Matt Drudge’s eponymous “Report” is most famous for breaking the Monica Lewinsky story, but the site rarely posts news of its own. Instead, it serves as a conservative-leaning news aggregator, pointing to articles from across the web and putting an ideologically-spun (and irresistibly clicky) headline on them. Drudge’s barebones web design has changed little over the years, serving as a sort of living memorial to the days of dial-up Internet. But the site remains massively influential (and massively read) in Washington, D.C., influencing the agenda of Beltway movers and shakers.

7. Yahoo

Years before “Google” became a verb, there was Yahoo. An early effort to bring order to the chaos of the Internet, Yahoo served as a sort of Yellow Pages for the web, with human editors selecting links to news stories and other sites.
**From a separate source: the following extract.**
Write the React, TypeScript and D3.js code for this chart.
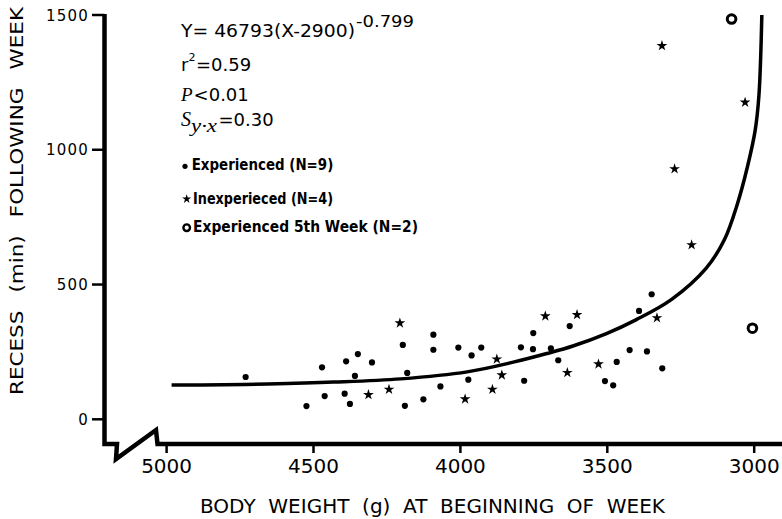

Google’s relevance-based search algorithms eventually resonated more strongly with users, plunging Yahoo toward irrelevance as its raison d’être dwindled. But Yahoo’s core idea — that something should help Internet users cut through all the noise to find a bit of signal — remains an essential tenet of online information curation.

6.Craigslist

Long before finding a date by swiping your smartphone, browsing apartments on Trulia, or searching for part-time work through Indeed, there was Craigslist. The site remains a popular destination for real estate and job listings in 2017, with more than 60 million monthly U.S. users. Craigslist started as an emailed list of San Francisco-based events in 1995, which founder Craig Newmark expanded into a classified ads site and online forum. Its influences extend beyond the web, too: many attribute a significant part of the newspaper industry’s decline to the shift from print ads to online ones.

5.YouTube

In retrospect, watching videos on the Internet seems obvious — monitors are basically tiny flatscreen TVs, after all. But it took YouTube to show the world that anyone could be a video star. Just as early blogging platforms made everyone a critic, YouTube (followed by Instagram and Snapchat) turned anyone with a smartphone into a video publisher. The impact has been immeasurable, both for better and worse: YouTube makes it easy to entertain ourselves, learn new skills or keep in touch with far-flung friends. But it can also be a haven for invective and hate speech, a problem the Alphabet-owned site continues to grapple with.

4.Facebook

A website founded by CEO Mark Zuckerberg in the early 2000s as a way to profile Harvard classmates has become the world’s largest social network. More than two billion users frequent the platform monthly, eclipsing alternate platforms like Tencent’s WeChat (968 million), Instagram (700 million) and Twitter (328 million). But the site has also evolved from a way to stay in touch with friends and relatives, to a medium through which both news and propaganda flow freely, mingling in ways that often make it difficult to tell one from the other. Facebook has pledged to do battle with so-called “fake news,” and says it’s refining the site’s processes to mitigate the spread of misinformation as well as clickbait.

3. Wikipedia

While your high school teachers and college professors may have taught you to doubt Wikipedia’s reliability, its rise to prominence since launching in 2001 is undeniable. With five million English entries, Wikipedia has become the de facto Internet encyclopedia. That said, Wikipedia’s openness — arguably what’s fueled its omnipresence — is also its biggest handicap. Since Wikipedia articles can be edited by anyone with Internet access, the platform is susceptible to bias or outright inaccuracy. But that hasn’t hindered its popularity: according to Amazon’s analytics site Alexa, it’s the fifth most trafficked website globally.

2. Amazon

Amazon in 2017 is a retail and technology behemoth, selling everything from salad dressing to server space. But it began as a humble online bookseller, paving the way for all the e-commerce sites that followed. The company may not have pioneered concepts like browsing a digital “store” or filling up an online “shopping cart,” but the site helped e-tail break into the mainstream, and at a time when many consumers weren’t comfortable plugging credit card numbers into browsers. Amazon accounts for just 5% of U.S. retail sales today, but its market share is expected to surge as traditional players’ revenue dwindles.

1. Google

Since its arrival in 1998, Google has become so ingrained in our vernacular that Merriam Webster added it to the dictionary as a transitive verb. The multinational tech firm has become synonymous with the notion of researching anything — you don’t “look something up online,” you “Google” it. And it remains the web’s most pervasive search tool, accounting for 97% of the mobile search engine market and 79% of desktop search engine use, according to recent data from Net Market Share.